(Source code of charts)
##############################

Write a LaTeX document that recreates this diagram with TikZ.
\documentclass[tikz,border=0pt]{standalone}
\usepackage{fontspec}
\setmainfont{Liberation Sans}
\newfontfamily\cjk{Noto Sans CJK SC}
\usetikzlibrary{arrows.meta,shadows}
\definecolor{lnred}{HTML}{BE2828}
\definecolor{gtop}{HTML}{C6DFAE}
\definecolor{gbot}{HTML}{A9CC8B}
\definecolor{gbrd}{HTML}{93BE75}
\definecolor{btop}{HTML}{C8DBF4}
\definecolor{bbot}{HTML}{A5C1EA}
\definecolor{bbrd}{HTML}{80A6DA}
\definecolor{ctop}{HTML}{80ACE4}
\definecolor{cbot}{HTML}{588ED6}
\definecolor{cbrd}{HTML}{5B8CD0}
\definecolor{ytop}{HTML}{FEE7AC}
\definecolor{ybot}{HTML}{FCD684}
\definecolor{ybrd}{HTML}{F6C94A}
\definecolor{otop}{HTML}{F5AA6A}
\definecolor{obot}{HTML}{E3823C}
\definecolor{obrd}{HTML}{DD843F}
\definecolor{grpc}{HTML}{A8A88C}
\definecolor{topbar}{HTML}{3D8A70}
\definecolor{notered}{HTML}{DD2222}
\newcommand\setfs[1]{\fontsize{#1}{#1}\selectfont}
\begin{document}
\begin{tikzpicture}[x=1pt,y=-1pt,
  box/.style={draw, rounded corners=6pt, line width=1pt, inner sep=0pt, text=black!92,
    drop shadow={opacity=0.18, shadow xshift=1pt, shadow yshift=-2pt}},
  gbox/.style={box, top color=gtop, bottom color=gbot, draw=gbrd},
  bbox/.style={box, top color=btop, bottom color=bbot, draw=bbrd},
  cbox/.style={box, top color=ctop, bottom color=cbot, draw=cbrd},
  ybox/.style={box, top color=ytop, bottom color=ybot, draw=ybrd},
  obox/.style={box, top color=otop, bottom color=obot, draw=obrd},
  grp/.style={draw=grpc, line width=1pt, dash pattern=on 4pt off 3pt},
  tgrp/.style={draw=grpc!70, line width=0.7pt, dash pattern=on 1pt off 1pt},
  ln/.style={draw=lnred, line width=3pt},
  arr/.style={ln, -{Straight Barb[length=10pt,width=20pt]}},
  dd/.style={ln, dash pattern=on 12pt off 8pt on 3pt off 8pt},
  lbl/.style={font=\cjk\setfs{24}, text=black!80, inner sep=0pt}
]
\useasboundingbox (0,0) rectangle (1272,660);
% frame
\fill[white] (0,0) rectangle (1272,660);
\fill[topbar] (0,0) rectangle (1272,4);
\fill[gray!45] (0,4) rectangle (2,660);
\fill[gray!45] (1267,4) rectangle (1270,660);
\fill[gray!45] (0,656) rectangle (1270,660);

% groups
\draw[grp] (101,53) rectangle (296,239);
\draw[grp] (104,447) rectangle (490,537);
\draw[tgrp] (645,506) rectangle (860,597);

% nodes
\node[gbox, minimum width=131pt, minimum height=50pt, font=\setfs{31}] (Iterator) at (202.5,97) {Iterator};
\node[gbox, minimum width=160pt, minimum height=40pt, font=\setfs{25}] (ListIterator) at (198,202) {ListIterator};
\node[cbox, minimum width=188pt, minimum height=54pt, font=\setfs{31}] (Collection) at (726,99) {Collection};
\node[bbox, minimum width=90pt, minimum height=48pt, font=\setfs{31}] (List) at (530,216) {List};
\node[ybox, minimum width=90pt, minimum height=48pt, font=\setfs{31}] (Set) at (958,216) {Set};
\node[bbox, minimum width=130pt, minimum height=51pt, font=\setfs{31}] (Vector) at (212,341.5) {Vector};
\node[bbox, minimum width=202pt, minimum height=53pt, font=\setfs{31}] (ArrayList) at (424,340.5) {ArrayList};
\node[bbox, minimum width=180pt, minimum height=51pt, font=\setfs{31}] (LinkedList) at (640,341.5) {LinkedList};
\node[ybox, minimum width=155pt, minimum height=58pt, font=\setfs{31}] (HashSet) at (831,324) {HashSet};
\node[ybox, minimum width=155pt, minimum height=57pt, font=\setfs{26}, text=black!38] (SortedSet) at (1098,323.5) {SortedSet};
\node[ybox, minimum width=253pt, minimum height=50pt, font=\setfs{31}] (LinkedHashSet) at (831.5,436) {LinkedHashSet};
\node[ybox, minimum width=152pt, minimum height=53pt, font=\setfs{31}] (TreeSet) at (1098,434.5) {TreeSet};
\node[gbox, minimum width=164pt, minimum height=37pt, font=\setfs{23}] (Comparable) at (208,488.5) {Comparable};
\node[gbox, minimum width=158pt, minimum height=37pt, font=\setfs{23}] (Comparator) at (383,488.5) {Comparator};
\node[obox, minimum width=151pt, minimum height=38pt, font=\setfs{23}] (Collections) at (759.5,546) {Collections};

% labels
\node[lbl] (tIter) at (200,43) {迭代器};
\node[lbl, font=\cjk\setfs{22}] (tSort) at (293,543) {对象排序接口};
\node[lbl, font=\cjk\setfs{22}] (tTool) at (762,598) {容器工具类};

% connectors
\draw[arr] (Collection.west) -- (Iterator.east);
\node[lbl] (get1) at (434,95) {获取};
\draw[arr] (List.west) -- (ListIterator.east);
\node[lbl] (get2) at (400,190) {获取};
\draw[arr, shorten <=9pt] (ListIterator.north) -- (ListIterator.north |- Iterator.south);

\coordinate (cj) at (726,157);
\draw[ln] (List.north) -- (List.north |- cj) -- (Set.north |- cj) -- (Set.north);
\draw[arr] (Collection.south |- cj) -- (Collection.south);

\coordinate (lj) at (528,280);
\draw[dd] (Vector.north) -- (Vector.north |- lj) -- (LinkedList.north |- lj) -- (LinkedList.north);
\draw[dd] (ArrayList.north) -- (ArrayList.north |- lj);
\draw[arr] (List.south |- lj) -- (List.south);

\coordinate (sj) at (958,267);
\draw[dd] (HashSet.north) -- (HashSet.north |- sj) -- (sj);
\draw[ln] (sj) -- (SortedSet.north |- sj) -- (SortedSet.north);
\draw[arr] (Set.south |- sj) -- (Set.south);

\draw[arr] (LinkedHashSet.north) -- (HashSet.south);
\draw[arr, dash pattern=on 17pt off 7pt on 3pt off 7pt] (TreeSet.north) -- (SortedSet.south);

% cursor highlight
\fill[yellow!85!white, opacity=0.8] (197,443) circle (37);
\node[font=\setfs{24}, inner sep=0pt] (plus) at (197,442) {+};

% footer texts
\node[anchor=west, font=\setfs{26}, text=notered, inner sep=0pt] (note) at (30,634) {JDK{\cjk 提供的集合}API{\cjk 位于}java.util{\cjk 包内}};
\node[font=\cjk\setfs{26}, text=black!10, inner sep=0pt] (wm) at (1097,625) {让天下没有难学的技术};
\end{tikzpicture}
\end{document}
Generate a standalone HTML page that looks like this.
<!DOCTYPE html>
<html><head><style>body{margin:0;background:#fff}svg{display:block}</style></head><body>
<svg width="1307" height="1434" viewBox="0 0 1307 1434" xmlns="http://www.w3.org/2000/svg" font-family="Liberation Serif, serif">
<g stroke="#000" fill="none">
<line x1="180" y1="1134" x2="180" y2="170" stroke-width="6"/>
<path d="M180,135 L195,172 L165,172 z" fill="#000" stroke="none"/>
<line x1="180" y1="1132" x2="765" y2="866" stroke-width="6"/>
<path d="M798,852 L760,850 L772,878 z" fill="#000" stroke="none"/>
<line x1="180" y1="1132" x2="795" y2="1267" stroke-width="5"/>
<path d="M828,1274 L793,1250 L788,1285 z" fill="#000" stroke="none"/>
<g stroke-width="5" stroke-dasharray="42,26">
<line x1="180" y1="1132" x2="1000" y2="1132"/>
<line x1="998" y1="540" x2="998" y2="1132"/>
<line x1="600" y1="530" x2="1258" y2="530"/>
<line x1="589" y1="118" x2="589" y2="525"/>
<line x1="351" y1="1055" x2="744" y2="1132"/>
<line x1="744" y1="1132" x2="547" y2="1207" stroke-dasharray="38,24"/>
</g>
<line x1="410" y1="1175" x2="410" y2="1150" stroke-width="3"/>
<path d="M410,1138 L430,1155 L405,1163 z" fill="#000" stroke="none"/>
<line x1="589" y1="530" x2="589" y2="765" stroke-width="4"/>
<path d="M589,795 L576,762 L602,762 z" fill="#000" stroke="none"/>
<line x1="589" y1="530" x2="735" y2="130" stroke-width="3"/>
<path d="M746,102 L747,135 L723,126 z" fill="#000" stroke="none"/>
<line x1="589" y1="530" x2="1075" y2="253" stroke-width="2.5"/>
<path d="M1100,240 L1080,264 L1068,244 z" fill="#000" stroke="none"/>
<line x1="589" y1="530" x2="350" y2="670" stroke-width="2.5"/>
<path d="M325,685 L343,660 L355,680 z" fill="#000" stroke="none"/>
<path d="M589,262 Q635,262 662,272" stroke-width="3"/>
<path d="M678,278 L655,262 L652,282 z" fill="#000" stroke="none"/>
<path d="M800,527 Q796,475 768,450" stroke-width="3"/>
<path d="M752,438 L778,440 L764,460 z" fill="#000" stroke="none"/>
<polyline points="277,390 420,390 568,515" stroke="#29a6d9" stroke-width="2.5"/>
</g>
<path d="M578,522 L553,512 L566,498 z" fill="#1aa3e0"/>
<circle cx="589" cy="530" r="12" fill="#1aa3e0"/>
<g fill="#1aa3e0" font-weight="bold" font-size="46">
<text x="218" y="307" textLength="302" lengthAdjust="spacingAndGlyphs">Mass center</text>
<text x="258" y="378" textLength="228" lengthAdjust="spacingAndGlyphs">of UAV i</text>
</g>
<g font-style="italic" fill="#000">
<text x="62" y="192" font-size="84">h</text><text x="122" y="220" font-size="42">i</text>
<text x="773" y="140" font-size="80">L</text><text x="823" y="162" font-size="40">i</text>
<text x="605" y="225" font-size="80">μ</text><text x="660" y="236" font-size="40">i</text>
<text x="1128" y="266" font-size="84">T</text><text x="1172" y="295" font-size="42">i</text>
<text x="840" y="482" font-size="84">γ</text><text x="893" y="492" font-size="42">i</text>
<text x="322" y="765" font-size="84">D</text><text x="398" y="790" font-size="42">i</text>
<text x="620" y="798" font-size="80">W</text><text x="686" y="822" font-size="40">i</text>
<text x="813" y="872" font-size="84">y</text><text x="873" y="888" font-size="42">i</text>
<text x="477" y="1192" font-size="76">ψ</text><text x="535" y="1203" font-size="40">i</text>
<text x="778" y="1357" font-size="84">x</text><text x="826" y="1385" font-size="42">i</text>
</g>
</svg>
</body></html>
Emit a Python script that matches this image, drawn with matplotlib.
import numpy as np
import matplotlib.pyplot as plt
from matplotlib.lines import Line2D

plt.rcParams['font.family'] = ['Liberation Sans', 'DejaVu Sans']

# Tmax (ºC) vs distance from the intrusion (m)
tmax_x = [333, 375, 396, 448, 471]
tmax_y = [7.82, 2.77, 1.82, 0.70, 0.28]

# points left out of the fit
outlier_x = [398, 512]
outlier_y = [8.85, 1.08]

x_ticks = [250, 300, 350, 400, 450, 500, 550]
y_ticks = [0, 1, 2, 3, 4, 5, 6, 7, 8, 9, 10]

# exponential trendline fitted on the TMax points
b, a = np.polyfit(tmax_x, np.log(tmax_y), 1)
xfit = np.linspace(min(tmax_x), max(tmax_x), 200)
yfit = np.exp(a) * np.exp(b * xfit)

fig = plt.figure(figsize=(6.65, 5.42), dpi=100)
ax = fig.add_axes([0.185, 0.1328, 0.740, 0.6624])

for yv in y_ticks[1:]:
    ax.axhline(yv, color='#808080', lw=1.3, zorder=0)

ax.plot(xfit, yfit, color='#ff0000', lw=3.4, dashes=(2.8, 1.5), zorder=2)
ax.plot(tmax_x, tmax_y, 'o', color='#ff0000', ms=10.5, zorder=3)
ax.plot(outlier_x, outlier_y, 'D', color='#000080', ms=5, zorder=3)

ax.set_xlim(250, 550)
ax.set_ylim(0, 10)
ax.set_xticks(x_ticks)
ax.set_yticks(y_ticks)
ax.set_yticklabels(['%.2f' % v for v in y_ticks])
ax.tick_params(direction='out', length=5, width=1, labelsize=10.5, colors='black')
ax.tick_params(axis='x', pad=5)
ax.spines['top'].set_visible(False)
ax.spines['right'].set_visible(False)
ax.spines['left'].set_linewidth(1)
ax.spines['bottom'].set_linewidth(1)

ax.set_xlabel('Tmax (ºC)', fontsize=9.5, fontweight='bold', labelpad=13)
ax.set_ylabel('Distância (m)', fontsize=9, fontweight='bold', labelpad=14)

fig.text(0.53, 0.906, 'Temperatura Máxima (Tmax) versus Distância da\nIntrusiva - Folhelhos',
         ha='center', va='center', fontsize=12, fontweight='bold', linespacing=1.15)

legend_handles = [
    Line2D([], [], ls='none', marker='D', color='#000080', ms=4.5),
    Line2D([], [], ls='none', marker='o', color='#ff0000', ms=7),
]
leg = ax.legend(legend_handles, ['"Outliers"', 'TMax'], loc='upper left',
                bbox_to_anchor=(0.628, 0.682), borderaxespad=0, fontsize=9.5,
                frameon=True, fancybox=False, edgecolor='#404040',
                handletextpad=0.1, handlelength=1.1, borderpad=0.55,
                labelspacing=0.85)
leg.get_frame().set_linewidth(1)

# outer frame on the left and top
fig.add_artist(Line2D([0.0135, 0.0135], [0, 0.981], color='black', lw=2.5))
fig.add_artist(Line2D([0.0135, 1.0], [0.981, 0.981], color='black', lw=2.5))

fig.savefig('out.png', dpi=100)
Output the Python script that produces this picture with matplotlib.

##############################

• _TASK REQUIREMENTS_
Exactly reproduce the lines that run from the line bearing "Emit a Python" through the line bearing "plt.rcParams['font.family'] = ['Liberation", with both end lines included.

• _RESPONSE TO THIS TASK_
Emit a Python script that matches this image, drawn with matplotlib.
import numpy as np
import matplotlib.pyplot as plt
from matplotlib.lines import Line2D

plt.rcParams['font.family'] = ['Liberation Sans', 'DejaVu Sans']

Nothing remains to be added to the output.